Sie waren bei der Eröffnung des BVE-Mobilitätshubs am Heidrehmen in Iserbrook zu Gast. Der BVE möchte in Zukunft noch mehr Quartiere mit Mobilitätshubs ausstatten. Auf welche Weise unterstützt die Stadt Hamburg solche Vorhaben?
ANJES TJARKS:Erst einmal freue ich mich sehr darüber, dass der BVE die Initiative ergreift und selbst die Mobilität von morgen mitgestaltet. Das gilt auch für andere Hamburger Projekte und Initiativen, die auf die Stadt zukommen und etwas verändern wollen. Ich sehe es als Aufgabe der Verwaltung, die Planung dann wohlwollend und konstruktiv als Partnerin zu begleiten, um eine schnelle Umsetzung zu ermöglichen.

Viel Stauraum
Die Lastenräder am Mobilitätshub
bieten viel Platz für
Einkäufe und Transporte
Welche anderen Ansätze gibt es, um die Sektoren »Gebäude« und »Verkehr« bei der Energiewende miteinander zu verbinden?
ANJES TJARKS: Der Anteil der Elektromobilität wächst zunehmend und es wird – nicht nur deshalb – für die kommenden Dekaden ein sehr hoher Strombedarf prognostiziert. Um etwas davon abzufangen, gilt für Neubauten in Hamburg ab 2023 die Pflicht, eine Photovoltaikanlage aufs Dach zu setzen. Verbunden mit Ladestationen am eigenen Haus oder in der Tiefgarage kann so die Energieversorgung und zeitgleich die Ladeinfrastruktur dezentralisiert werden.
Wird es in Zukunft noch notwendig sein, bei jedem Wohnungsneubau auch Pkw-Stellplätze zu errichten?
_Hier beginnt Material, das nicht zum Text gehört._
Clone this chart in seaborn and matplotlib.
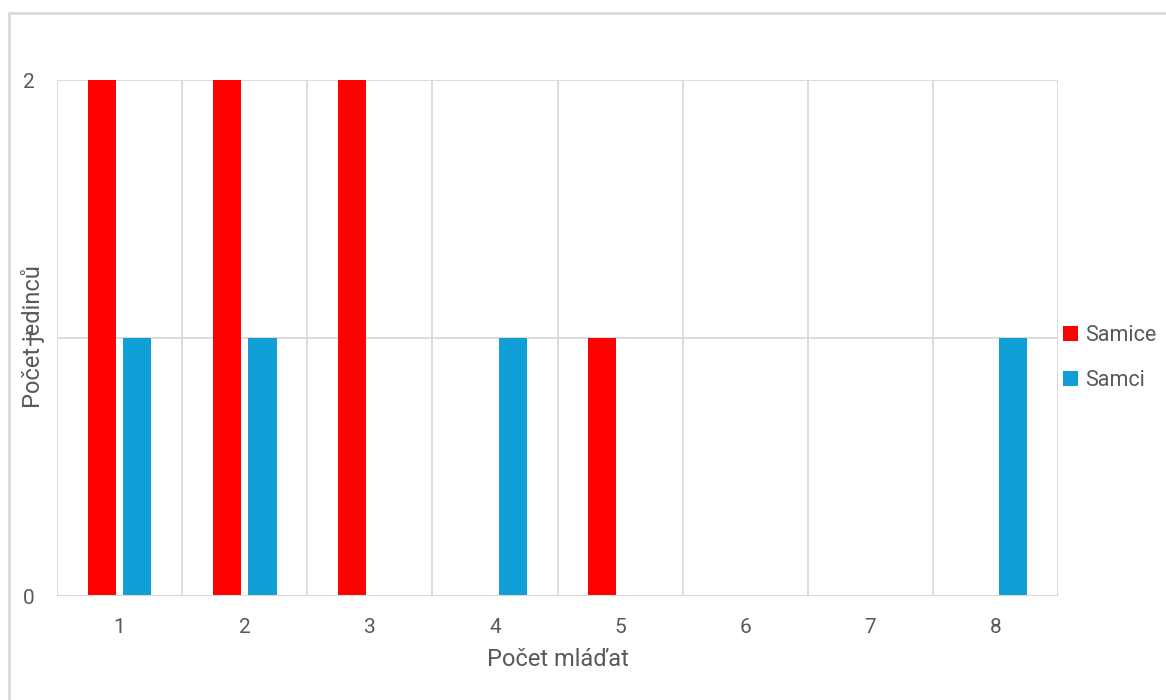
import matplotlib
matplotlib.use("Agg")
import matplotlib.pyplot as plt
import seaborn as sns
import pandas as pd
from matplotlib.lines import Line2D
from matplotlib.patches import Patch

categories = ["1", "2", "3", "4", "5", "6", "7", "8"]
samice = [2, 2, 2, 0, 1, 0, 0, 0]
samci = [1, 1, 0, 1, 0, 0, 0, 1]
series_names = ["Samice", "Samci"]
colors = {"Samice": "#FF0000", "Samci": "#0F9ED5"}

df = pd.DataFrame({
    "cat": categories * 2,
    "val": samice + samci,
    "series": [series_names[0]] * len(categories) + [series_names[1]] * len(categories),
})

sns.set_theme(style="white")
plt.rcParams["font.family"] = ["Roboto", "DejaVu Sans"]
text_color = "#595959"
grid_color = "#D9D9D9"

fig = plt.figure(figsize=(11.66, 7.0), dpi=100)
ax = fig.add_axes([57 / 1166, 1 - 596 / 700, (1058 - 57) / 1166, (596 - 80) / 700])

sns.barplot(data=df, x="cat", y="val", hue="series", palette=colors,
            order=categories, hue_order=series_names, width=0.57, gap=0.21,
            saturation=1, ax=ax, legend=False, linewidth=0)

ax.set_xlim(-0.5, len(categories) - 0.5)
ax.set_ylim(0, 2)
ax.set_yticks([0, 1, 2])
ax.set_yticklabels(["0", "1", "2"])
for x in range(len(categories) + 1):
    ax.axvline(x - 0.5, color=grid_color, lw=1.3, zorder=0)
for y in [1, 2]:
    ax.axhline(y, color=grid_color, lw=1.3, zorder=0)
for s in ax.spines.values():
    s.set_visible(False)
ax.axhline(0, color=grid_color, lw=1.5, zorder=3)

ax.tick_params(axis="both", length=0, labelsize=15, colors=text_color)
ax.tick_params(axis="x", pad=16)
ax.tick_params(axis="y", pad=16)
ax.set_xlabel("Počet mláďat", fontsize=17, color=text_color, labelpad=8)
ax.set_ylabel("")
fig.text(33 / 1166, 1 - 337 / 700, "Počet jedinců", rotation=90, fontsize=17,
         color=text_color, ha="center", va="center")

handles = [Patch(facecolor=colors[n], edgecolor="none") for n in series_names]
fig.legend(handles, series_names, loc="center left",
           bbox_to_anchor=(1054 / 1166, 1 - 358 / 700), frameon=False,
           fontsize=15.5, labelcolor=text_color, handlelength=0.7, handleheight=0.7,
           handletextpad=0.35, labelspacing=1.15, borderaxespad=0)

# outer chart border (top and left visible in crop)
fig.add_artist(Line2D([9 / 1166, 1.0], [1 - 13 / 700, 1 - 13 / 700],
                      transform=fig.transFigure, color=grid_color, lw=2))
fig.add_artist(Line2D([9 / 1166, 9 / 1166], [0, 1 - 13 / 700],
                      transform=fig.transFigure, color=grid_color, lw=2))

fig.savefig("out.png", dpi=100, facecolor="white")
ANJES TJARKS: Die Stellplatzpflicht bei Neubauten gibt es in Hamburg ja bereits seit 2013 nicht mehr, was aber keine Aufforderung ist, das Auto im öffentlichen Raum zu parken und diesen zu überlasten. Den Platz brauchen wir nämlich für den Umweltverbund, wenn wir unsere Klima- und Mobilitätsziele erreichen wollen: Bis 2030 sollen 80 Prozent der Wege in Hamburg mit Bus, Bahn, mit dem Rad oder zu Fuß zurückgelegt werden. Um dahin zu kommen, brauchen wir insgesamt weniger Pkw und weniger Parkplätze und wenn man doch mal ein Auto braucht, kann der Bedarf immer leichter durch Sharing-Angebote, Mobilitätshubs wie beim BVE oder auch die switch-Punkte des HVV gedeckt werden.
Wie stellen Sie persönlich sich den Verkehr in der Hamburger Innenstadt in zehn Jahren vor?
ANJES TJARKS: Der Verkehr in zehn Jahren ist zügig, aber auch – und das muss kein Widerspruch sein – entspannt und komfortabel. Wir fangen an, indem wir den knappen Straßenraum neu aufteilen und den umweltfreundlichen Verkehrsmitteln mehr Platz geben. Wenn der einzelne Verkehrsteilnehmer oder die einzelne Verkehrsteilnehmerin weniger Verkehrsfläche einnimmt, wird dadurch der Verkehrsfluss insgesamt verbessert. Das funktioniert zum Beispiel über neue Busspuren oder breite, sichere Rad- und Fußwege. Und natürlich über ganz neue Strecken, die erst noch gebaut werden: die U5, die Verlängerung der U4, neue Buslinien und Tangentialverbindungen. Zunehmenden Einfluss hat auch die Digitalisierung. Sie ermöglicht in Zukunft, jederzeit spontan das passende Fahrzeug oder ÖPNV-Angebot zu nehmen. Das kann für die kurze und mittlere Strecke das StadtRAD oder der Bus sein, zum Lastentransport vielleicht aber auch ein elektrisches Carsharing- Angebot oder ein On-Demand-Shuttle. In jedem Fall muss man sich nicht lange überlegen, wie man von A nach B kommt, sondern verlässt einfach das Haus und bucht oder bestellt sich das gewünschte Gefährt in unmittelbarer Umgebung.